How much of most AAA budgets are spent on bullshit DRM?
And keep in mind, by budgets here, I mean both the dollar amount AND time spent by devs that could be spent elsewhere (which is part of the dollar amount since salaries, but I wanted to make it clear that time spent is also important).
Some of the absolute best games in the industry have literally none of that, and people still want to play and buy them years after release because gasp they're actually fun, but these publishers and devs don't want to compare to those, because they WANT the industry to be a bunch of "GAAS" bullshit that's basically a vacuum pushed into people's wallets, cause hey, if it worked for Candy Crush....
To summarize the actual tweets/comments/etc that these videos (there are multiple) are panicking about.
Smaller studios aren't going to be able to replicate the scale and complexity of BG3. So people shouldn't be using BG3 as the bar to compare future titles/RPGs from other studios going forward.
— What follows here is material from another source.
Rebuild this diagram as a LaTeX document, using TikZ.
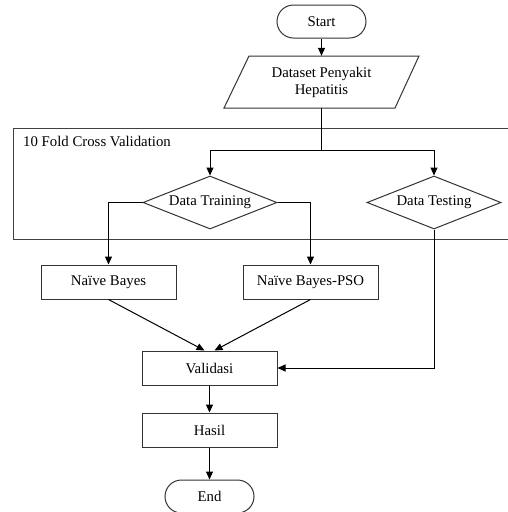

Larian is comparable in size (or even larger) to Bethesda when they released Skyrim, and no one has been able to compete directly with Skyrim either.
Not all games and RPGs need to be as complex and long as BG3. Expecting open-ended, 100 hour-long RPGs for every future game/RPG isn't realistic. Not all games require that scope, it's rare to get such a budget for this type of game, and even if you did, most companies won't be able to replicate the game in a meaningful way. Just like how companies other than Rockstar would struggle to replicate the scale of games like GTA and RDR.
There, I've summarized multiple 20 min videos. Just without all the hand-waving and drama.
Such a shame, I grew up with Nintendo’s products starting with the SNES, and loved them. Unfortunately they’re such a terrible company to their own fans, I now absolutely hate them. I will probably never buy another product from them again.
Same (unless they make some drastic changes), but I agree with Cifaldi’s outro here on all the ways that this system was super important to the medium’s history, even the parts like total control over the system’s library that today is nothing short of bad for the consumer.
No doubt, I can separate the historical significance of something, from my feelings. The NES was amazing for the gaming industry, and changed history forever. But I still hate Nintendo, lol
It looks great and it’s been on my wishlist. Unfortunately the price is not right for me yet, and there were other games of higher priority on my wishlist for now. Maybe next year.
One reason could be that Steam sucks ass at recommending games and I have no idea how they still have not figured it out.
Since the sale started, half my homepage is games I ALREADY OWN or are already on my wishlist. It also keeps recommending me games from publishers I blocked. At any given point, 80~90% of my homepage is useless.
It’s almost as if there’s some kind of hidden setting stopping small games from showing up in my recommendations. If I don’t actively browse tags I’m interested or pay attention to communities outside of Steam, I miss out on a lot.
They have an incentive to put games in front of you that they think you’ll like, so I figure it really just is tough. Their hit rate isn’t so bad for me, and what I hear about console storefronts is that the recommendations are even worse. Regardless of platform, relying on a recommendation engine to get word out about your game strikes me as a bad idea. But speaking for myself, I played 18 games that came out this year and easily left at least that many others behind just because there isn’t enough time to play through them all.
I swear 95% of the stuff Steam recommended is reasoned with because it is popular and not because it’s something I would play.
Even when they say it’s related to a library item, it’s not even tangential. Like… Escape the Backrooms is not like Terraria. In any sense. They put that there because Youtubers are selling it.
If it’s anything at all like the recommendation algorithm that Netflix popularized, it’s that they have tags in common (maybe even as simple as “online multiplayer” if they set a threshold on some value too low) and that people who played one had a decent enough overlap with people who played the other.
I get the impression that "online coop" is a tag it weighs very, very heavily, along with most of the "open world survival craft" subtags. Terraria, Factorio and some other games you can put 1000 hours into while optionally playing with a friend are absolute poison for the algorithm, they share a lot of tags with stuff like Rust and V Rising even though they're not remotely the same game.
But speaking for myself, I played 18 games that came out this year and easily left at least that many others behind just because there isn’t enough time to play through them all.
Impressive, what’s the genre breakdown on the 18 games you played?
The reviewer concludes it’s not a good sequel, didn’t enjoy most of their time in it. It’s a fairly okay detective game wrapped up in crappy action-brawler combat and a pretty lame open-world.
Haven’t watched this particular YT, but from other video and text reviews that I have watched/read, it’s basically a relatively generic vampire themed action-adventure. It’s not an RPG in the least, some of the RPG-lite elements look comically dumb.